While SDN is moving from concept to reality, we notice that many deployments which focus on creating new network features interpret the role of the “controller” very pragmatically. In these deployments, the controller is not used as an independent layer of software which abstracts the entire underlying infrastructure as in the traditional view of SDN (see for example ONF’s SDN Definition). The pragmatic approach to network programming simply extends the distributed development environment of the network devices using a set of qualities offered by the controller.  Developers move those components of their distributed apps to the controller that benefit from the logical centralization or the enhanced resources (CPU, memory) that a controller typically offers while keeping other components on the network devices. Example use cases fall into the categories of distributed network analytics, DDoS thread mitigation, or routing optimization based on performance measurements. What does this mean for our development environment?
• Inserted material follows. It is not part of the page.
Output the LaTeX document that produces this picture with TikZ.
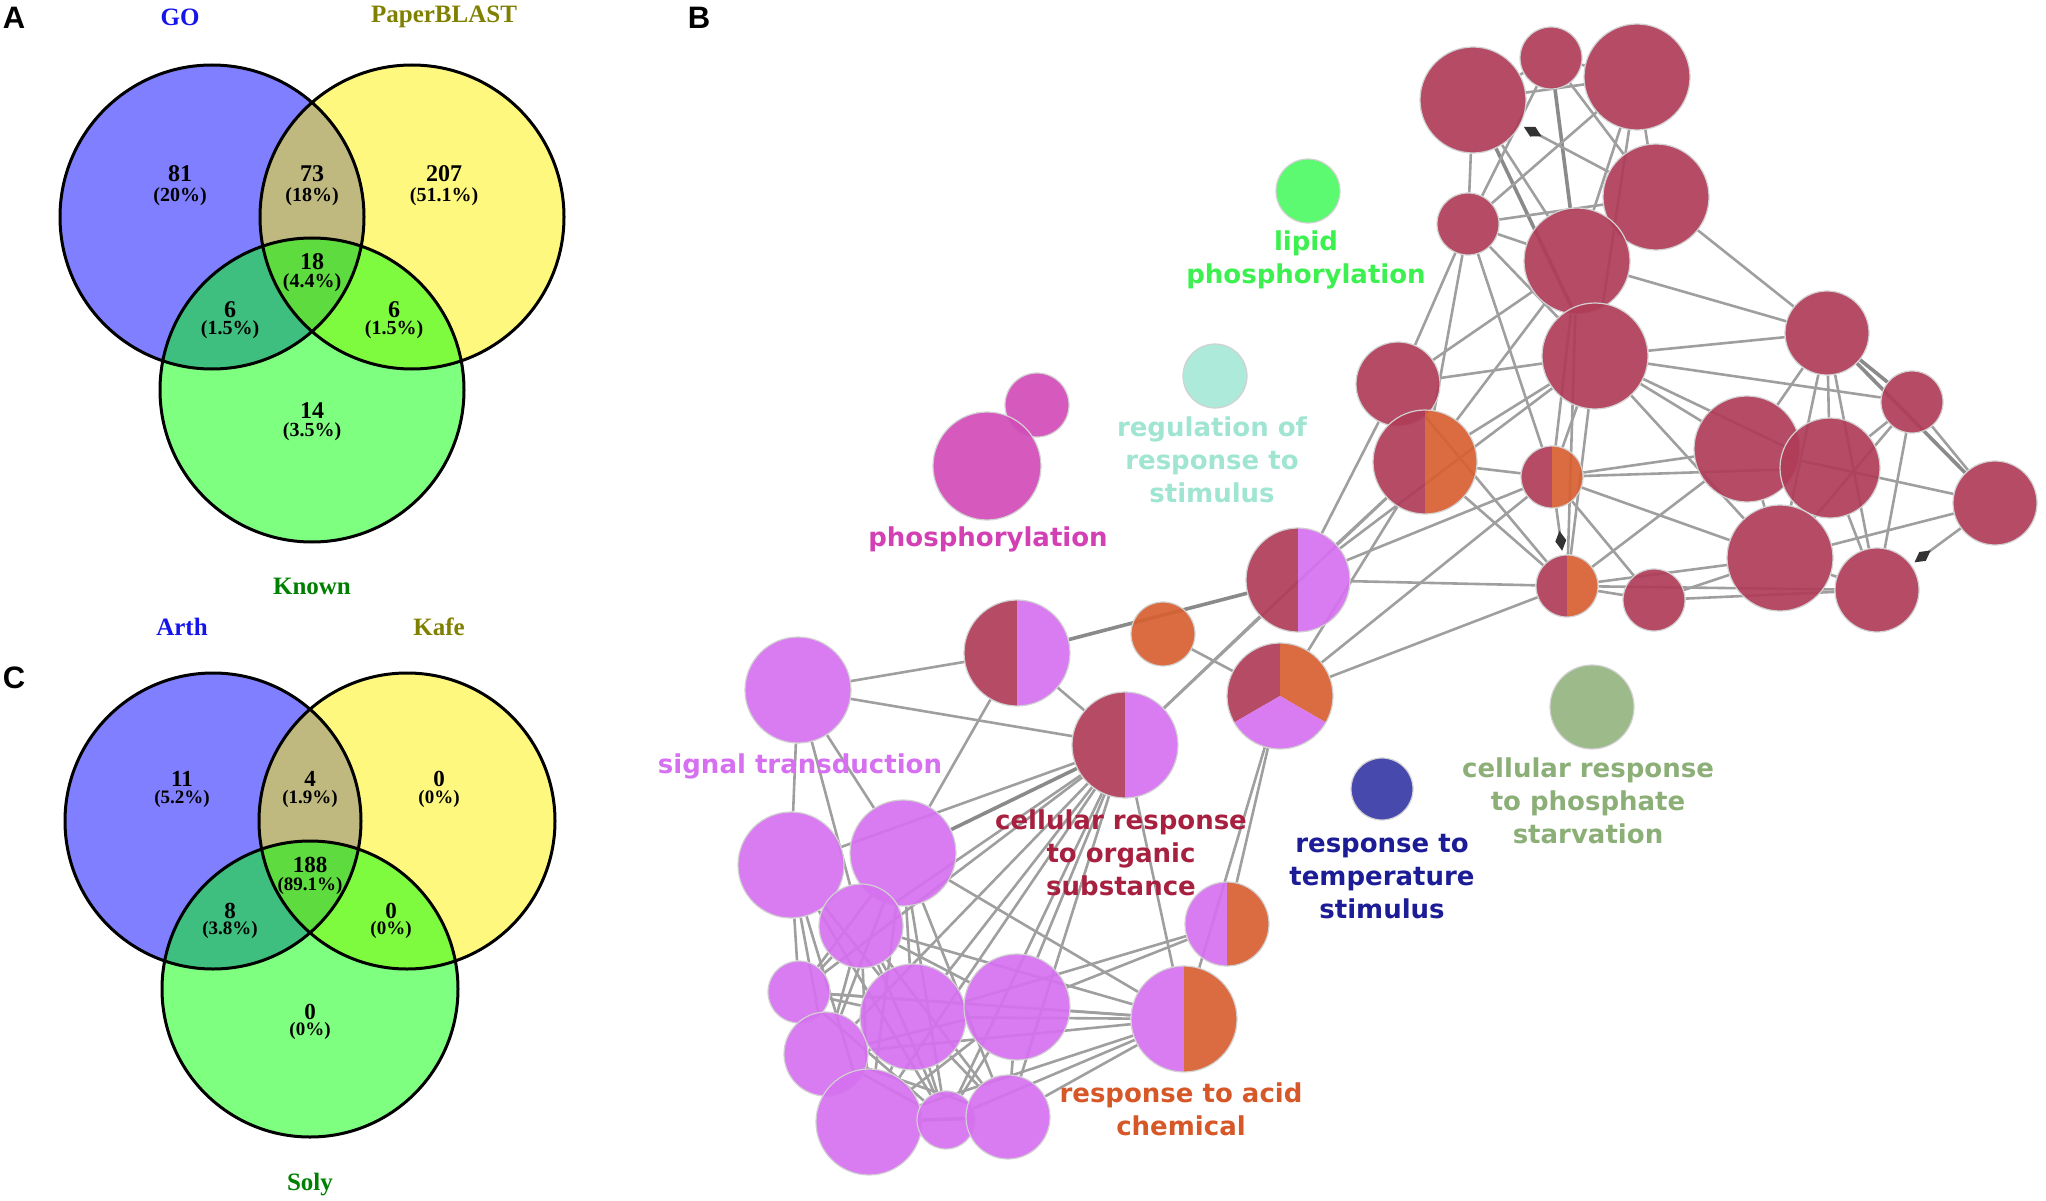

The programming environments of device and controller are coming together, providing a common development and deployment experience. What was once a fully distributed development environment (in case you were used to develop networking features for routers and switches) or a fully centralized development environment (in case you were focused on a controller-only centralized approach) is now a hybrid development environment – combining device and controller functions. In there, the controller offers you packaged and pre-build logically centralized functions, extensions which provide hooks into the functionality of the individual network device, as well as a runtime environment offering capabilities such as high-availability, automatic scaling, and operations support features. Devices offer an equivalent environment local to the device. Now you can make the tradeoff of where you run certain components of your app purely based on the individual needs of the app (e.g. scale, performance), rather than being constrained by the development and deployment environment offered to you.

A common development and deployment experience not only benefits the developer of distributed apps like the ones mentioned above. It also provides additional degrees of freedom to the developer of apps which apply only to a single network element. Those could for example be configuration plugins for Puppet or Chef. An app which would be hosted in a container on the network device itself for one deployment might be hosted on the controller for another deployment. When we develop new networking functions outside the core operating system, we choose to run them at the most appropriate place. The controller becomes a natural extension of the distributed development environment of the network devices.  Can we have a common container for network functions spanning the devices and the controller?

Moving forward, the industry will make sure that we don’t constrain the controller to functionality around network wide abstractions and multi-protocol device access. We will complement our SDN ecosystem with an ability to offer a common development and deployment experience across devices and controller. A path worthwhile exploring is to adapt the container concept that we have for operating systems to the needs of network apps.